Let's say that's true. It means that by 2015, all else being equal, the EU will be home to a whole...32 million Muslims. The current population of the EU is about 500 million. So we're talking about, even it we take on the Telegraph's scare figures, 6% of Europe being Muslim, and a 3% population increase projected over five decades. It's good, sort of, that they say that demographic shifts have "made a nonsense of previous forecasts" — but then, why should we put any more stock into these 50-year projection than the others?

That's a good thing to keep in mind as we hit this paragraph:

"The study for the US Air Force by Leon Perkowski in 2006 found that there were at least 15 million Muslims in the EU, and possibly as many as 23 million. They are not uniformly distributed, of course. According to the US's Migration Policy Institute, residents of Muslim faith will account for more than 20 per cent of the EU population by 2050 but already do so in a number of cities. Whites will be in a minority in Birmingham by 2026, says Christopher Caldwell, an American journalist, and even sooner in Leicester. Another forecast holds that Muslims could outnumber non-Muslims in France and perhaps in all of western Europe by mid-century. Austria was 90 per cent Catholic in the 20th century but Islam could be the majority religion among Austrians aged under 15 by 2050, says Mr Caldwell."

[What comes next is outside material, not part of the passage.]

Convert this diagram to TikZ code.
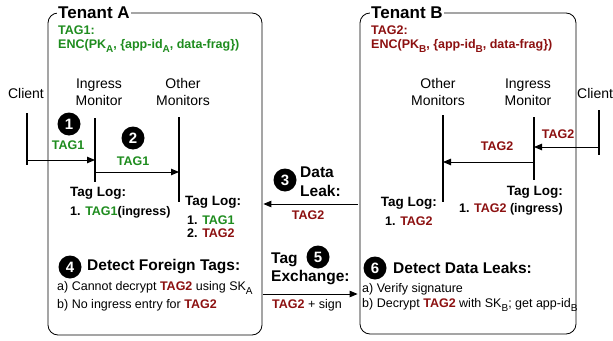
\documentclass[tikz,border=0pt]{standalone}
\usepackage{fontspec}
\setmainfont{Liberation Sans}
\usepackage{xcolor}
\usetikzlibrary{positioning,calc,arrows.meta}

\definecolor{tagred}{RGB}{140,16,16}
\definecolor{taggreen}{RGB}{30,140,30}
\newcommand{\tagone}{\textcolor{taggreen}{\bfseries TAG1}}
\newcommand{\tagtwo}{\textcolor{tagred}{\bfseries TAG2}}
\newcommand{\lowsub}[1]{\raisebox{-3.2pt}{\fontsize{10}{10}\selectfont #1}}

\tikzset{
  tenant/.style={draw, line width=0.8pt, rounded corners=10pt},
  title/.style={anchor=west, fill=white, inner sep=1.5pt, font=\bfseries\fontsize{17}{17}\selectfont},
  num/.style={circle, fill=black, text=white, minimum size=23pt, inner sep=0pt, font=\bfseries\fontsize{15}{15}\selectfont},
  lbl/.style={align=center, inner sep=0pt, font=\fontsize{14}{17}\selectfont},
  monline/.style={line width=1.1pt},
  msg/.style={line width=0.9pt, -{Triangle[length=8pt,width=6.5pt]}},
  taglbl/.style={inner sep=0pt, font=\bfseries\fontsize{12.5}{13}\selectfont},
  logtitle/.style={inner sep=0pt, font=\bfseries\fontsize{13.5}{14}\selectfont},
  head/.style={anchor=west, inner sep=0pt, font=\bfseries\fontsize{15.5}{16}\selectfont},
  item/.style={anchor=west, inner sep=0pt, font=\fontsize{12.5}{13}\selectfont},
}

\begin{document}
\begin{tikzpicture}[x=1pt, y=-1pt]
    \useasboundingbox (0,0) rectangle (613,340);

    % Tenant boxes
    \node[tenant, minimum width=214pt, minimum height=322pt] (boxA) at (155,174) {};
    \node[tenant, minimum width=216pt, minimum height=321pt] (boxB) at (468,173.5) {};
    \node[title] (titleA) at (56.5,13) {Tenant A};
    \node[title] (titleB) at (369.5,13) {Tenant B};

    % Tag definitions
    \node[taglbl, anchor=west, text=taggreen] (defA1) at (58,30) {TAG1:};
    \node[taglbl, anchor=west, text=taggreen] (defA2) at (58,46) {ENC(PK\lowsub{A}, \{app-id\lowsub{A}, data-frag\})};
    \node[taglbl, anchor=west, text=tagred] (defB1) at (371,30) {TAG2:};
    \node[taglbl, anchor=west, text=tagred] (defB2) at (371,46) {ENC(PK\lowsub{B}, \{app-id\lowsub{B}, data-frag\})};

    % Tenant A: client and monitors
    \node[lbl] (clientA) at (26,93) {Client};
    \node[lbl] (ingA) at (99,92) {Ingress\\Monitor};
    \node[lbl] (othA) at (183,92) {Other\\Monitors};
    \coordinate (clA1) at (27,113);  \coordinate (clA2) at (27,165);
    \coordinate (inA1) at (95,118);  \coordinate (inA2) at (95,182);
    \coordinate (otA1) at (179,117); \coordinate (otA2) at (179,202);
    \draw[monline] (clA1) -- (clA2);
    \draw[monline] (inA1) -- (inA2);
    \draw[monline] (otA1) -- (otA2);
    \draw[msg] (clA1 |- 0,160) -- (inA1 |- 0,160);
    \draw[msg] (inA1 |- 0,172) -- (otA1 |- 0,172);
    \node[num] (n1) at (69,124) {1};
    \node[taglbl] (t1) at (68,145) {\tagone};
    \node[num] (n2) at (133,138) {2};
    \node[taglbl] (t2) at (133,161) {\tagone};

    % Tenant A: tag logs
    \node[logtitle, anchor=west] (logA1) at (70,193) {Tag Log:};
    \node[taglbl, anchor=west] (logA1a) at (70,212) {1. \tagone(ingress)};
    \node[logtitle, anchor=west] (logA2) at (185,202) {Tag Log:};
    \node[taglbl, anchor=west] (logA2a) at (187,220) {1. \tagone};
    \node[taglbl, anchor=west] (logA2b) at (187,233) {2. \tagtwo};

    % Tenant A: detection
    \node[num] (n4) at (70,267) {4};
    \node[head] (headA) at (87,267) {Detect Foreign Tags:};
    \node[item] (itA1) at (57,288) {a) Cannot decrypt \tagtwo{} using SK\lowsub{A}};
    \node[item] (itA2) at (57,305) {b) No ingress entry for \tagtwo};

    % Between tenants
    \node[num] (n3) at (285,180) {3};
    \node[head] (leak1) at (300,172) {Data};
    \node[head] (leak2) at (300,191) {Leak:};
    \draw[msg, shorten >=1pt, shorten <=2pt] (boxB.west |- 0,204) -- (boxA.east |- 0,204);
    \node[taglbl] (t3) at (308,215) {\tagtwo};
    \node[head] (exch1) at (271,260) {Tag};
    \node[num] (n5) at (318,257) {5};
    \node[head] (exch2) at (271,278) {Exchange:};
    \draw[msg, shorten >=2pt, shorten <=1pt] (boxA.east |- 0,294) -- (boxB.west |- 0,294);
    \node[item] (t5) at (272,305) {\tagtwo{} + sign};

    % Tenant B: client and monitors
    \node[lbl, anchor=west] (clientB) at (577,93) {Client};
    \node[lbl] (ingB) at (528,92) {Ingress\\Monitor};
    \node[lbl] (othB) at (438,92) {Other\\Monitors};
    \coordinate (clB1) at (599,110); \coordinate (clB2) at (599,155);
    \coordinate (inB1) at (534,117); \coordinate (inB2) at (534,180);
    \coordinate (otB1) at (443,115); \coordinate (otB2) at (443,202);
    \draw[monline] (clB1) -- (clB2);
    \draw[monline] (inB1) -- (inB2);
    \draw[monline] (otB1) -- (otB2);
    \draw[msg] (clB1 |- 0,147) -- (inB1 |- 0,147);
    \draw[msg] (inB1 |- 0,162) -- (otB1 |- 0,162);
    \node[taglbl] (t6) at (558,134) {\tagtwo};
    \node[taglbl] (t7) at (497,146) {\tagtwo};

    % Tenant B: tag logs
    \node[logtitle, anchor=east] (logB1) at (437,203) {Tag Log:};
    \node[taglbl, anchor=west] (logB1a) at (385,221) {1. \tagtwo};
    \node[logtitle, anchor=east] (logB2) at (563,192) {Tag Log:};
    \node[taglbl, anchor=east] (logB2a) at (563,209) {1. \tagtwo{} (ingress)};

    % Tenant B: detection
    \node[num] (n6) at (375,268) {6};
    \node[head] (headB) at (393,268) {Detect Data Leaks:};
    \node[item] (itB1) at (362,289) {a) Verify signature};
    \node[item] (itB2) at (362,305) {b) Decrypt \tagtwo{} with SK\lowsub{B}; get app-id\lowsub{B}};
\end{tikzpicture}
\end{document}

So what are the sources that the Telegraph is basing this on?
* A journalist from the US-based Weekly Standard — a Murdoch-owned neoconservative magazine.
* A study "for the US air force" — but wait, it's another switch! Waaay back in the 3rd paragraph of the article it mentions that the study "was submitted to the US Air Force". Submitted isn't the same thing as accepted; any idiot can submit a study. If it was submitted three years ago, I think the Air Force read it and said "no, thanks" by now.
* An unnamed study
* A paper by the Migration Policy Institute.

Now, this last one just makes me upset as a scientist. I actually went to the Migration Policy Institute's website and found the study: "Integrating Islam: A New Chapter in “Church-State” Relations", by Jonathan Laurence, 2007.

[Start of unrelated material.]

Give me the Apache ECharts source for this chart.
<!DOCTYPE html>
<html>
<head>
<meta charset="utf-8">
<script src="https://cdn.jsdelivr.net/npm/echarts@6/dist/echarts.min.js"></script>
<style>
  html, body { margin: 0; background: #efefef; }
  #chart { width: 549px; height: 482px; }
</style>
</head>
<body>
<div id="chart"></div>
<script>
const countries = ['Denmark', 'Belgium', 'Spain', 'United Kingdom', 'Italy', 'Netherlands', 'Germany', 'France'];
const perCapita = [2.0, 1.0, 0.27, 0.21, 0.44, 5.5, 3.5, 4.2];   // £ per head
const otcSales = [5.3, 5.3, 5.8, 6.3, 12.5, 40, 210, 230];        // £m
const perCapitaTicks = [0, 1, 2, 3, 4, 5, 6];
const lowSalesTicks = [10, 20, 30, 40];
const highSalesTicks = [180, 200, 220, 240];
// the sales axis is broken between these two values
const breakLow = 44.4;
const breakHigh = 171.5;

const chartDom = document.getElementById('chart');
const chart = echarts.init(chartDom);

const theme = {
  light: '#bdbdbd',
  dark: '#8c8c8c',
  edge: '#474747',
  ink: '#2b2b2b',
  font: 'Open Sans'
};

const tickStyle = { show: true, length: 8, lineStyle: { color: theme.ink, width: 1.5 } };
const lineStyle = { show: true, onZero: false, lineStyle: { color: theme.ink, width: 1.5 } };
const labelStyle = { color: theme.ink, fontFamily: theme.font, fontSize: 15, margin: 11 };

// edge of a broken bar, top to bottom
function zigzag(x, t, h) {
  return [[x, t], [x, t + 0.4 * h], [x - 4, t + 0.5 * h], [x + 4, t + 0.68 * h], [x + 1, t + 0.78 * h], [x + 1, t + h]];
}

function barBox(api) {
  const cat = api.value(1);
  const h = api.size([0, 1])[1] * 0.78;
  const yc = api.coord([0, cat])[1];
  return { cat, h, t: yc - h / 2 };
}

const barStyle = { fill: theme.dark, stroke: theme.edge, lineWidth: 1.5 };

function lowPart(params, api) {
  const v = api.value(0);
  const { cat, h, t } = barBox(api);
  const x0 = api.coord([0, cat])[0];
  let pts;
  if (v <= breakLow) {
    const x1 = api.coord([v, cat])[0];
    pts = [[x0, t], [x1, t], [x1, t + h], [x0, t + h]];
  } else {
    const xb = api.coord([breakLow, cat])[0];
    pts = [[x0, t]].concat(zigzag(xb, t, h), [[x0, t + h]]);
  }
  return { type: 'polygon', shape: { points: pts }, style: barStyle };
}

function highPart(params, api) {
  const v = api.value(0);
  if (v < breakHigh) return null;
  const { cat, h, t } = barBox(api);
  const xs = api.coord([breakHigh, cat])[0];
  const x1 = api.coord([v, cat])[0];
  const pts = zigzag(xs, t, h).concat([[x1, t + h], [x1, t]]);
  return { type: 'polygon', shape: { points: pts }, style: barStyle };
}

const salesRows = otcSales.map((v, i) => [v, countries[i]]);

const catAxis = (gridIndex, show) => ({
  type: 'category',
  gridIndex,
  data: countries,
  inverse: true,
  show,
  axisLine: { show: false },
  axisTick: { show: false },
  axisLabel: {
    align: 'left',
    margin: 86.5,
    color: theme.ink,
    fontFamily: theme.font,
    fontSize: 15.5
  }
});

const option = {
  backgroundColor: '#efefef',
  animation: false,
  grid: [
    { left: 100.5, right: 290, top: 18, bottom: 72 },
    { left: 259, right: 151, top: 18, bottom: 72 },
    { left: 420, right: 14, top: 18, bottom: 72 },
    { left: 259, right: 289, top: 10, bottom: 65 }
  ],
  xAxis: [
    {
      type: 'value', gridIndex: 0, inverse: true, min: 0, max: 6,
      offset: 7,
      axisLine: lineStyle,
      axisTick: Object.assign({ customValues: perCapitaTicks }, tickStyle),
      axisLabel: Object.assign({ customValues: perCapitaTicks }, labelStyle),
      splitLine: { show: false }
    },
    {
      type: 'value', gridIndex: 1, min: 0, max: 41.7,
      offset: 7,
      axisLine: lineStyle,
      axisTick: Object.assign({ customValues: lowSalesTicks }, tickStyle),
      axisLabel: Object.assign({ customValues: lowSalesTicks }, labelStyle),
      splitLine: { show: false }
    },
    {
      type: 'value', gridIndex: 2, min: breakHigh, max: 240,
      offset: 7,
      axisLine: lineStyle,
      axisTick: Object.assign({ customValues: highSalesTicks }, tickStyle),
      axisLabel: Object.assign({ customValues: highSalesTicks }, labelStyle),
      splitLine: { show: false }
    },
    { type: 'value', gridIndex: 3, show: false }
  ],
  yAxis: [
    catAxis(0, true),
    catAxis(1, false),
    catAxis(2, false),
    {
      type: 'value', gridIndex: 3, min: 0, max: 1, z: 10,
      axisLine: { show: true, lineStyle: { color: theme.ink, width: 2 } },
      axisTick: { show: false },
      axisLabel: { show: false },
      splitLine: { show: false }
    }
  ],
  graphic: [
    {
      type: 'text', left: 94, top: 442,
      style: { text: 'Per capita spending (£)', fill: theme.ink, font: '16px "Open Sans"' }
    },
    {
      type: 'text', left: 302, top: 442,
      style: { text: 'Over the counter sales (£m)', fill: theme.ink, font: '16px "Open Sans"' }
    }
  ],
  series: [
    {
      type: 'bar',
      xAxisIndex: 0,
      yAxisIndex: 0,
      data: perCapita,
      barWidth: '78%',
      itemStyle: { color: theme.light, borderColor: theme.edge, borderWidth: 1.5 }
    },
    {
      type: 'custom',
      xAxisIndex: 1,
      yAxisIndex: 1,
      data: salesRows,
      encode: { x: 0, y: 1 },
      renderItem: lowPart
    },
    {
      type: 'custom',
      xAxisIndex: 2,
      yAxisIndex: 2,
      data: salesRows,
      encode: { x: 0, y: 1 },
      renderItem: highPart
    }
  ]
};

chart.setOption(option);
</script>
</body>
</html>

The 20% figure etc that the Telegraph piece attributes to the MPI is not a conclusion in the MPI's paper; instead, it's from a completely different study by someone else that they cite in the introduction to the paper. That's just plain misrepresentation. The MPI paper is, in fact, about how various organisations in Europe are successfully integrating Muslim populations — the very thing, I suspect, the Telegraph doesn't want us to hear about.

The paper where the 20% figure comes from is, in fact, "The demographic challenge in Europe" by Lorant, which the Telegraph article cites as a separate study in the next paragraph. Lorant's 2005 paper, prepared for the European Union, is a general overview of people's perception of immigration throughout the EU, as well as an analysis of current demographic trends. It concludes, in part, "virtually all the countries of Europe are expected to decrease in population size over the next 50 years."

Hm. 2005 EU projection...predicting a decline in Europe's population...


You can't do that! You can't say that a paper is now garbage thanks to new data and then twenty lines later later use it to back up your argument! Aaaagh!

Let's look at what the Lorant paper actually says, by the way. Lorant's first projection does include a case where the Muslim population of the EU reaches 46.8% of the total EU population by 2100. This is on a page headed by the words "NAIVE SCENARIO" in big block letters.

Lorant's more informed models have the Muslim population of Europe peaking and stabilizing at less than 20% of the EU population; a model which has fertility rates falling across the board says that the figure might be more like 10%. Those are with an average Muslim immigration rate into the EU of 1.6 million per year.

In this, by the way, the Telegraph trips over itself again. Earlier on in the article, they cite the latest EU figures as showing that the total net immigration into the EU — that's from the Americas, China, Eastern Europe, everywhere, not just the Muslim world — is about 1.6 million per year.

The Telegraph article is a dishonestly-written piece of agenda journalism. It uses sources of dubious quality and misrepresents the sources of good character. It equivocates on published facts, sometimes calling the same paper "nonsense" and at other times leaning heavily on its content. It uses legitimate figures in a basically dishonest way, attempting to reinforce the myth that all immigrants are Muslims and that these Muslims are going to breed white people out of existence.

And articles like this are appearing in the newspapers of Britain every week.